Tuesday, August 20

True beauty and the note of gentle sadness

From August 15-18, I was in a place called Sattal with 47 other young people from Delhi. We had a four-day camp in the monkey-filled jungle mountains; a place where the silence is tangible and the air is medicine to polluted lungs.  I met a number of new friends, but in my treasured moments alone I read a book, and I took pictures, and I broke in my new hiking boots on and off of mountain trails. Frogs and mushrooms and seedlings shared with me their reminders about the secret habitat that fosters life, and tiny self-contained ecosystems of moss-fostered plants which thrived upon stone drew my attention from the fog of discontentment to a sharp-edged clarity. There is something completely uncontaminated in the beauty of a place where the clouds roll in around and below you, and beauty is what led me to peace this week.
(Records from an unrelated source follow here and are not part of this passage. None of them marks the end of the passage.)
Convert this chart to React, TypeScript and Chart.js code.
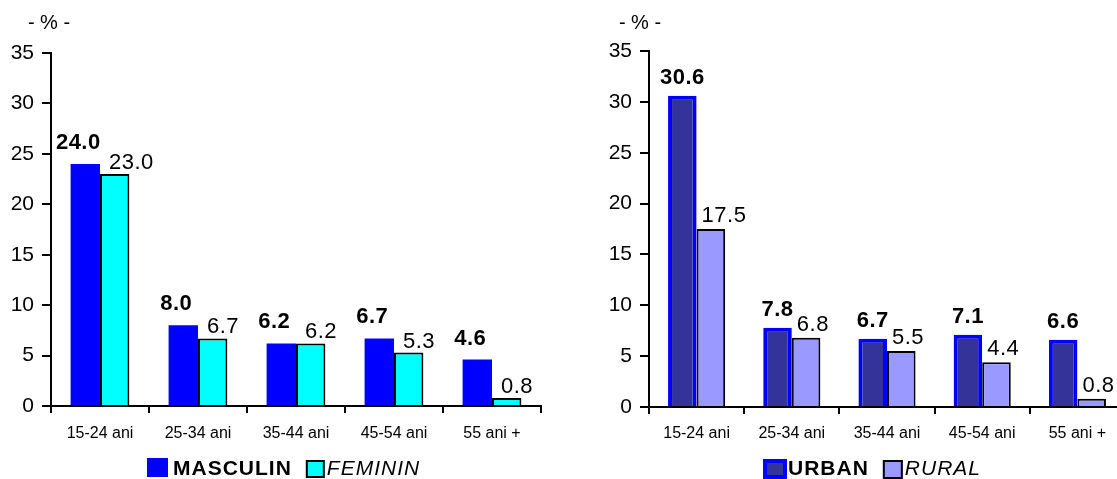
import React, { useEffect, useRef } from "react";
import { Chart, registerables } from "chart.js";

Chart.register(...registerables);

const categories = ["15-24 ani", "25-34 ani", "35-44 ani", "45-54 ani", "55 ani +"];
const masculin = [24.0, 8.0, 6.2, 6.7, 4.6];
const feminin = [23.0, 6.7, 6.2, 5.3, 0.8];
const urban = [30.6, 7.8, 6.7, 7.1, 6.6];
const rural = [17.5, 6.8, 5.5, 4.4, 0.8];
const yTickValues = [0, 5, 10, 15, 20, 25, 30, 35];
const unitLabel = "- % -";

const FONT = '"Liberation Sans", Arial, Helvetica, sans-serif';

const annotatePlugin = {
  id: "annot",
  afterDraw(chart: any, _args: any, opts: any) {
    const ctx: CanvasRenderingContext2D = chart.ctx;
    const area = chart.chartArea;
    ctx.save();
    // value labels
    chart.data.datasets.forEach((ds: any, di: number) => {
      const meta = chart.getDatasetMeta(di);
      const lab = opts.labels[di];
      meta.data.forEach((el: any, i: number) => {
        const v = ds.data[i] as number;
        const txt = v.toFixed(1);
        ctx.font = `${lab.bold ? "bold " : ""}22px ${FONT}`;
        (ctx as any).letterSpacing = "0.5px";
        ctx.fillStyle = "#000";
        ctx.textBaseline = "alphabetic";
        let x: number;
        if (lab.align === "left") {
          ctx.textAlign = "left";
          x = el.x - el.width / 2 + lab.dx;
        } else {
          ctx.textAlign = "center";
          x = el.x + lab.dx;
        }
        ctx.fillText(txt, x, el.y - lab.dy);
      });
    });
    // unit label
    (ctx as any).letterSpacing = "0px";
    ctx.font = `20px ${FONT}`;
    ctx.textAlign = "center";
    ctx.textBaseline = "middle";
    ctx.fillStyle = "#000";
    ctx.fillText(unitLabel, area.left + opts.unitDx, 23);
    // legend
    let x = opts.legendX;
    const items = chart.data.datasets.map((ds: any, di: number) => ({ ds, cfg: opts.legend[di] }));
    items.forEach(({ ds, cfg }: any) => {
      ctx.fillStyle = ds.backgroundColor;
      ctx.fillRect(x, cfg.boxTop, cfg.boxW, cfg.boxH);
      if (cfg.bw > 0) {
        ctx.strokeStyle = cfg.border;
        ctx.lineWidth = cfg.bw;
        ctx.strokeRect(x + cfg.bw / 2, cfg.boxTop + cfg.bw / 2, cfg.boxW - cfg.bw, cfg.boxH - cfg.bw);
      }
      x += cfg.boxW + cfg.gap;
      ctx.font = `${cfg.bold ? "bold " : ""}${cfg.italic ? "italic " : ""}21px ${FONT}`;
      (ctx as any).letterSpacing = "1px";
      ctx.fillStyle = "#000";
      ctx.textAlign = "left";
      ctx.textBaseline = "alphabetic";
      ctx.fillText(ds.label, x, 475);
      x += ctx.measureText(ds.label).width + 14;
    });
    ctx.restore();
  },
};

function makeOptions(p: any) {
  return {
    responsive: false,
    animation: false as const,
    devicePixelRatio: 1,
    layout: { padding: { left: 0, right: p.padRight, top: p.padTop, bottom: 0 } },
    plugins: {
      legend: { display: false },
      tooltip: { enabled: false },
      annot: p.annot,
    },
    scales: {
      x: {
        type: "category" as const,
        grid: {
          offset: true,
          drawOnChartArea: false,
          drawTicks: true,
          tickLength: 7,
          color: "#000",
          lineWidth: 2,
        },
        border: { display: true, color: "#000", width: 2 },
        ticks: {
          color: "#000",
          padding: p.xPad,
          font: { family: FONT, size: 16 },
          maxRotation: 0,
          autoSkip: false,
        },
        afterFit: (s: any) => {
          s.height = p.xHeight;
        },
      },
      y: {
        min: yTickValues[0],
        max: yTickValues[yTickValues.length - 1],
        grid: {
          drawOnChartArea: false,
          drawTicks: true,
          tickLength: 9,
          color: "#000",
          lineWidth: 2,
        },
        border: { display: true, color: "#000", width: 2 },
        ticks: {
          stepSize: yTickValues[1] - yTickValues[0],
          color: "#000",
          padding: 8,
          font: { family: FONT, size: 21 },
        },
        afterFit: (s: any) => {
          s.width = p.yWidth;
        },
      },
    },
  };
}

function ChartCanvas({ config, style, w, h }: any) {
  const ref = useRef<HTMLCanvasElement | null>(null);
  useEffect(() => {
    if (!ref.current) return;
    const chart = new Chart(ref.current, config);
    return () => chart.destroy();
  }, []);
  return <canvas ref={ref} width={w} height={h} style={{ position: "absolute", width: w, height: h, ...style }} />;
}

const leftConfig: any = {
  type: "bar",
  data: {
    labels: categories,
    datasets: [
      {
        label: "MASCULIN",
        data: masculin,
        backgroundColor: "#0000FF",
        borderWidth: 0,
        categoryPercentage: 0.6,
        barPercentage: 1,
      },
      {
        label: "FEMININ",
        data: feminin,
        backgroundColor: "#00FFFF",
        borderColor: "#000",
        borderWidth: 2,
        borderSkipped: "start",
        categoryPercentage: 0.6,
        barPercentage: 1,
      },
    ],
  },
  options: makeOptions({
    padRight: 19,
    padTop: 53,
    xHeight: 73,
    yWidth: 51,
    xPad: 11,
    annot: {
      labels: [
        { bold: true, align: "center", dx: -7, dy: 15 },
        { bold: false, align: "left", dx: 9, dy: 5 },
      ],
      unitDx: -2,
      legendX: 147,
      legend: [
        { boxW: 21, boxH: 19, boxTop: 458, bw: 0, border: "#0000FF", gap: 5, bold: true, italic: false },
        { boxW: 19, boxH: 18, boxTop: 460, bw: 2, border: "#000", gap: 2, bold: false, italic: true },
      ],
    },
  }),
  plugins: [annotatePlugin],
};

const rightConfig: any = {
  type: "bar",
  data: {
    labels: categories,
    datasets: [
      {
        label: "URBAN",
        data: urban,
        backgroundColor: "#333399",
        borderColor: "#0000FF",
        borderWidth: 4,
        borderSkipped: "start",
        categoryPercentage: 0.6,
        barPercentage: 1,
      },
      {
        label: "RURAL",
        data: rural,
        backgroundColor: "#9999FF",
        borderColor: "#000",
        borderWidth: 2,
        borderSkipped: "start",
        categoryPercentage: 0.6,
        barPercentage: 1,
      },
    ],
  },
  options: makeOptions({
    padRight: 35,
    padTop: 51,
    xHeight: 72,
    yWidth: 89,
    xPad: 10,
    annot: {
      labels: [
        { bold: true, align: "center", dx: 0, dy: 12 },
        { bold: false, align: "left", dx: 5, dy: 7 },
      ],
      unitDx: -9,
      legendX: 203,
      legend: [
        { boxW: 24, boxH: 20, boxTop: 459, bw: 4, border: "#0000FF", gap: 1, bold: true, italic: false },
        { boxW: 20, boxH: 19, boxTop: 460, bw: 2, border: "#000", gap: 2, bold: false, italic: true },
      ],
    },
  }),
  plugins: [annotatePlugin],
};

export default function App() {
  return (
    <div
      style={{
        position: "absolute",
        left: 0,
        top: 0,
        width: 1117,
        height: 479,
        overflow: "hidden",
        background: "#fff",
      }}
    >
      <ChartCanvas config={leftConfig} w={560} h={479} style={{ left: 0, top: 0 }} />
      <ChartCanvas config={rightConfig} w={600} h={479} style={{ left: 560, top: 0 }} />
    </div>
  );
}
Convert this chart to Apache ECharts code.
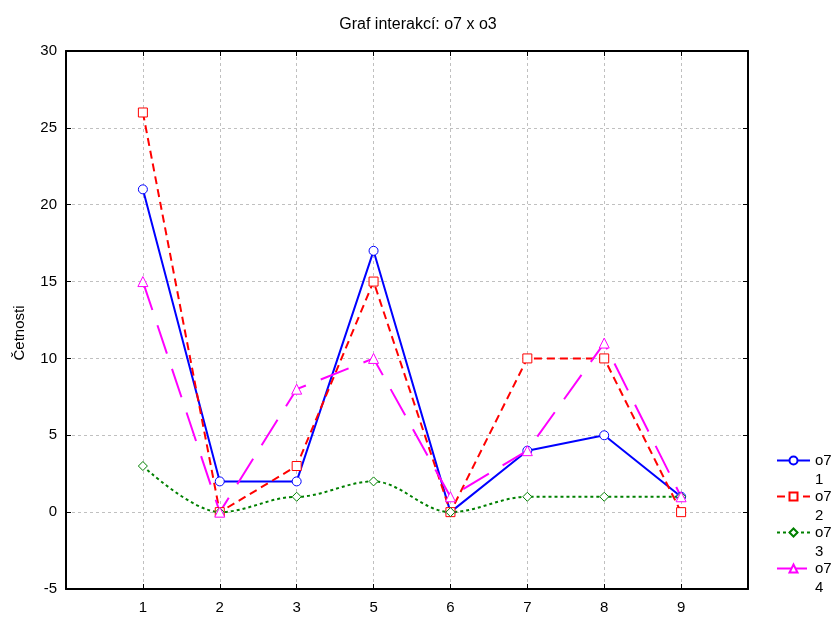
<!DOCTYPE html>
<html>
<head>
<meta charset="utf-8">
<script src="https://cdn.jsdelivr.net/npm/echarts@6/dist/echarts.min.js"></script>
<style>html,body{margin:0;padding:0;background:#fff}#c{width:836px;height:622px}</style>
</head>
<body>
<div id="c"></div>
<script>
var categories = ['1', '2', '3', '5', '6', '7', '8', '9'];
var yTicks = [-5, 0, 5, 10, 15, 20, 25, 30];
var seriesNames = ['o7\n1', 'o7\n2', 'o7\n3', 'o7\n4'];
var o7_1 = [21, 2, 2, 17, 0, 4, 5, 1];
var o7_2 = [26, 0, 3, 15, 0, 10, 10, 0];
var o7_3 = [3, 0, 1, 2, 0, 1, 1, 1];
var o7_4 = [15, 0, 8, 10, 1, 4, 11, 1];

function pts(arr) { return arr.map(function (v, i) { return [i + 1, v]; }); }

var F = 'Liberation Sans, Arial, sans-serif';
var chart = echarts.init(document.getElementById('c'), null, {renderer: 'canvas'});

function mk(name, data, color, symbol, type, smooth) {
  var s = {
    name: name, type: 'line', data: pts(data), symbol: symbol, symbolSize: symbol === 'triangle' ? 10 : 9,
    smooth: smooth || false,
    lineStyle: {color: color, width: 2, type: type},
    itemStyle: {color: '#fff', borderColor: color, borderWidth: 1},
    color: color, z: 3
  };
  if (smooth) s.smoothMonotone = 'x';
  return s;
}

var frameAxis = {onZero: false, lineStyle: {color: '#000', width: 2}};
var tick = {inside: true, length: 5, lineStyle: {color: '#000', width: 1}};
chart.setOption({
  animation: false,
  title: {text: 'Graf interakcí: o7 x o3', left: 'center', top: 12,
    textStyle: {fontFamily: F, fontSize: 16, fontWeight: 'normal', color: '#000'}},
  grid: {left: 66, right: 88, top: 51, bottom: 33, containLabel: false},
  xAxis: [{
    type: 'value', min: 0, max: 8.87, interval: 1,
    axisLine: frameAxis, axisTick: tick,
    axisLabel: {fontFamily: F, fontSize: 15, color: '#000', margin: 11,
      formatter: function (v) { return categories[v - 1] || ''; }, showMaxLabel: false},
    splitLine: {show: true, lineStyle: {color: '#c0c0c0', type: [3, 3], width: 1}}
  }, {
    type: 'value', min: 0, max: 8.87, interval: 1, position: 'top',
    axisLine: frameAxis, axisTick: tick,
    axisLabel: {show: false}, splitLine: {show: false}
  }],
  yAxis: [{
    type: 'value', min: yTicks[0], max: yTicks[yTicks.length - 1], interval: 5,
    axisLine: frameAxis, axisTick: tick,
    axisLabel: {fontFamily: F, fontSize: 15, color: '#000', margin: 9},
    splitLine: {show: true, lineStyle: {color: '#c0c0c0', type: [3, 3], width: 1}}
  }, {
    type: 'value', min: yTicks[0], max: yTicks[yTicks.length - 1], interval: 5, position: 'right',
    axisLine: frameAxis, axisTick: tick,
    axisLabel: {show: false}, splitLine: {show: false}
  }],
  legend: {
    orient: 'vertical', left: 771, top: 427, itemWidth: 33, itemHeight: 10, itemGap: -21,
    data: seriesNames,
    formatter: function (n) { return ' \n' + n; },
    textStyle: {fontFamily: F, fontSize: 15, color: '#000', lineHeight: 19}
  },
  graphic: [{
    type: 'text', x: 20, y: 333, rotation: Math.PI / 2,
    style: {text: 'Četnosti', font: '15px ' + F, fill: '#000', textAlign: 'center', textVerticalAlign: 'middle'}
  }],
  series: [
    mk(seriesNames[0], o7_1, '#0000ff', 'circle', 'solid'),
    mk(seriesNames[1], o7_2, '#ff0000', 'rect', [8, 5]),
    mk(seriesNames[2], o7_3, '#008000', 'diamond', [3, 3], 0.35),
    mk(seriesNames[3], o7_4, '#ff00ff', 'triangle', [30, 16])
  ]
});
</script>
</body>
</html>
 “In all probability everyone is sensitive to beauty, although obviously some are far more so than others.

 Experience shows that even those who are apparently most prosaic are touched, even to their own surprise, by certain forms of beauty. The line along which this half-melancholy, half- magic touch may come varies enormously with different people.

 All poetry and music and art of every true sort, bears witness to man’s continual falling in love with beauty, and his desperate attempt to induce beauty to live with him and enrich his common life.

 True beauty always seems to bear with it a note of gentle sadness, sometimes very poignant…

 It is possible that beauty is a hint of the real, and true, and permanent; so that we feel without conscious process of thought, ‘This is what life should be. This is what is in reality.’

 It is possible that beauty is a kind of nostalgia – what Wordsworth would call an ‘intimation of immortality’.

 The appeal of beauty which is universal, however distorted or debased it may have become, cannot be lightly dismissed.

 We can at any rate say that beauty arouses a hunger and a longing which is never satisfied in this world.

 Both beauty and goodness exert an effect upon man which cannot be explained in terms of the world that we know, and to this we may add his search for Truth.

 Man reaches out to grasp more and more truth through science, philosophy, and religion, and yet – why should he? Why should he not rest content with what he has and what he knows? Why can he not accept death and evil and disease without worrying about them? Why does he, in all ages and all countries, reach out to find Something – something which will harmonize and explain and complete life’s bewildering phenomena?

 Arguing, as we must, from what we know to what we don’t know, we may fairly say that as food is the answer to hunger, water the answer to thirst, and a mate to sexual desire, this universal hunger for Truth is unlikely to be without its answer and fulfillment...


 however hard to find it may be."

J.B. Phillips, Your God is Too Small.

By the way, i found out after returning that in these very hills,
a girl was recently mauled by a tiger. 
Guess we can be glad the biggest living thing i encountered to
photograph was a toad, huh?
Love from Delhi,
Julie, singing the note of gentle sadness.